Vooraf
In het voorjaar van 1984 besloot de redactie van Spektator, gesterkt door het succes van een eerder taalkundig squibnummer (cf. Spektator, jrg. 6 (1976-1977), afl. 7-8), opnieuw een aflevering te vullen met taalkundige schotschriften. Om dit nummer toch een wat ander karakter te geven dan zijn illustere voorganger, werd besloten deze aflevering een motto mee te geven. Dit motto luidt:
TAALKUNDIGE THEORIEVORMING EN DE (AL OF NIET VERMEENDE) WEERBARSTIGHEID VAN HET NEDERLANDS.
Het enthousiasme van taalkundig Nederland om aan dit nummer mee te werken was ongekend. Een groot aantal taalkundigen deelde de redactie mee een squib te schrijven en een iets kleiner aantal taalkundigen stuurde ook daadwerkelijk een squib in (sommigen heeft de weerbarstigheid van het Nederlands klaarblijkelijk parten gespeeld). Het gevolg hiervan is dat de huidige jaargang van Spektator twee squib-nummers zal bevatten, te weten aflevering 3 en aflevering 5. Zoals te verwachten was heeft de oproep van de redactie om een squib te schrijven die aansluit bij bovenstaand motto geresulteerd in een bonte verzameling artikelen, die zowel qua onderwerp als qua toon onderling sterk verschillen. Veel van de bijdragen lijken te vragen om verdere studie, of nodigen uit tot discussie. De redactie van Spektator benadrukt dat zij iedere reactie op de in de beide squib-nummers opgenomen artikelen met de grootste belangstelling tegemoet ziet, daar de vraag of een bepaald verschijnsel weerbarstig is of niet natuurlijk niet door een enkele wetenschapper wordt uitgemaakt maar uitsluitend door het forum van wetenschappers dat zich met een bepaald vakgebied bezighoudt.

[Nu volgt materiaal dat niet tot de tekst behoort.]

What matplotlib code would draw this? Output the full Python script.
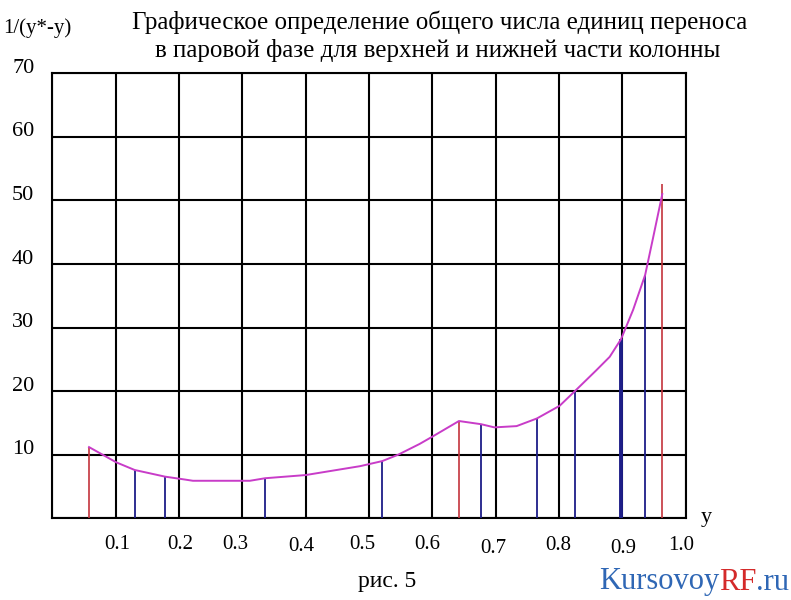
import matplotlib
matplotlib.use("Agg")
import matplotlib.pyplot as plt
import matplotlib.transforms as mtransforms

# curve 1/(y*-y)
curve_y = [0.058, 0.101, 0.130, 0.178, 0.209, 0.222, 0.312, 0.336, 0.400, 0.486,
           0.521, 0.546, 0.580, 0.601, 0.642, 0.677, 0.698, 0.733, 0.765, 0.801,
           0.825, 0.859, 0.880, 0.898, 0.917, 0.936, 0.948, 0.963]
curve_f = [11.2, 8.8, 7.6, 6.55, 6.1, 5.9, 5.9, 6.3, 6.8, 8.2,
           9.0, 10.0, 11.7, 12.9, 15.3, 14.8, 14.3, 14.5, 15.7, 17.7,
           20.0, 23.3, 25.4, 28.2, 32.8, 38.3, 43.9, 51.0]

# ordinates (red - section limits, blue - intermediate)
red_x = [0.058, 0.642, 0.963]
red_h = [11.2, 15.3, 52.6]
blue_x = [0.130, 0.178, 0.336, 0.521, 0.677, 0.765, 0.825, 0.898, 0.936]
blue_h = [7.6, 6.55, 6.3, 9.0, 14.8, 15.7, 20.0, 28.2, 38.2]
blue_w = [1.3, 1.3, 1.3, 1.3, 1.3, 1.3, 1.3, 2.8, 1.3]

x_ticks = [0.1, 0.2, 0.3, 0.4, 0.5, 0.6, 0.7, 0.8, 0.9, 1.0]
x_labels = ["0.1", "0.2", "0.3", "0.4", "0.5", "0.6", "0.7", "0.8", "0.9", "1.0"]
y_ticks = [10, 20, 30, 40, 50, 60, 70]

# the labels in the source drawing are a bit off their grid lines (pixels)
x_nudge = [2, 1, -7, -4, -7, -5, -2, -1, 1, -5]
x_drop = [26, 26, 26, 28, 26, 26, 30, 27, 30, 27]

serif = "Liberation Serif"

fig = plt.figure(figsize=(7.91, 6.0), dpi=100)
ax = fig.add_axes([0.0661, 0.1362, 0.8008, 0.7416])

ax.set_xlim(0, 1.0)
ax.set_ylim(0, 70)
ax.set_xticks([i / 10 for i in range(11)])
ax.set_yticks(range(0, 71, 10))
ax.grid(True, color="black", linewidth=1.5)
ax.tick_params(length=0, labelbottom=False, labelleft=False)
for s in ax.spines.values():
    s.set_color("black")
    s.set_linewidth(1.5)

for x, h in zip(red_x, red_h):
    ax.vlines(x, 0, h, color="#c3343c", linewidth=1.2, zorder=3)
for x, h, w in zip(blue_x, blue_h, blue_w):
    ax.vlines(x, 0, h, color="#1e1e88", linewidth=w, zorder=3)

ax.plot(curve_y, curve_f, color="#c83cc8", linewidth=1.4, zorder=4)

for t, lab, dx, dy in zip(x_ticks, x_labels, x_nudge, x_drop):
    off = mtransforms.offset_copy(ax.get_xaxis_transform(), fig=fig, x=dx, y=-dy, units="dots")
    ax.text(t, 0, lab, transform=off, ha="center", va="center",
            fontsize=15, family=serif)
for t in y_ticks:
    off = mtransforms.offset_copy(ax.get_yaxis_transform(), fig=fig, x=-18, y=5, units="dots")
    ax.text(0, t, str(t), transform=off, ha="right", va="center",
            fontsize=16, family=serif)

fig.text(0.004, 0.945, "1/(y*-y)", ha="left", va="baseline", fontsize=15, family=serif)
fig.text(0.556, 0.952, "Графическое определение общего числа единиц переноса",
         ha="center", va="baseline", fontsize=18, family=serif)
fig.text(0.553, 0.905, "в паровой фазе для верхней и нижней части колонны",
         ha="center", va="baseline", fontsize=18, family=serif)
fig.text(0.893, 0.138, "y", ha="center", va="center", fontsize=16, family=serif)
fig.text(0.489, 0.03, "рис. 5", ha="center", va="center", fontsize=17, family=serif)

# watermark
wm = fig.text(0.757, 0.03, "Kursovoy", ha="left", va="center", fontsize=22,
              family=serif, color="#2f67b5")
fig.canvas.draw()
bb = wm.get_window_extent()
wm2 = fig.text(bb.x1 / fig.dpi / 7.91, 0.03, "RF", ha="left", va="center",
               fontsize=22, family=serif, color="#d42a2a")
bb2 = wm2.get_window_extent()
fig.text(bb2.x1 / fig.dpi / 7.91, 0.03, ".ru", ha="left", va="center",
         fontsize=22, family=serif, color="#2f67b5")

fig.savefig("out.png", dpi=100)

In de hoop dat de in deze jaargang gepubliceerde squibs een in wetenschappelijk opzicht geslaagde Nachwuchs zullen opleveren, wenst de redactie de lezers van Spektator nu al vast veel plezier toe met kennis te nemen van hoe er anno 1984 gedacht wordt over de (al of niet vermeende) weerbarstigheid van het Nederlands.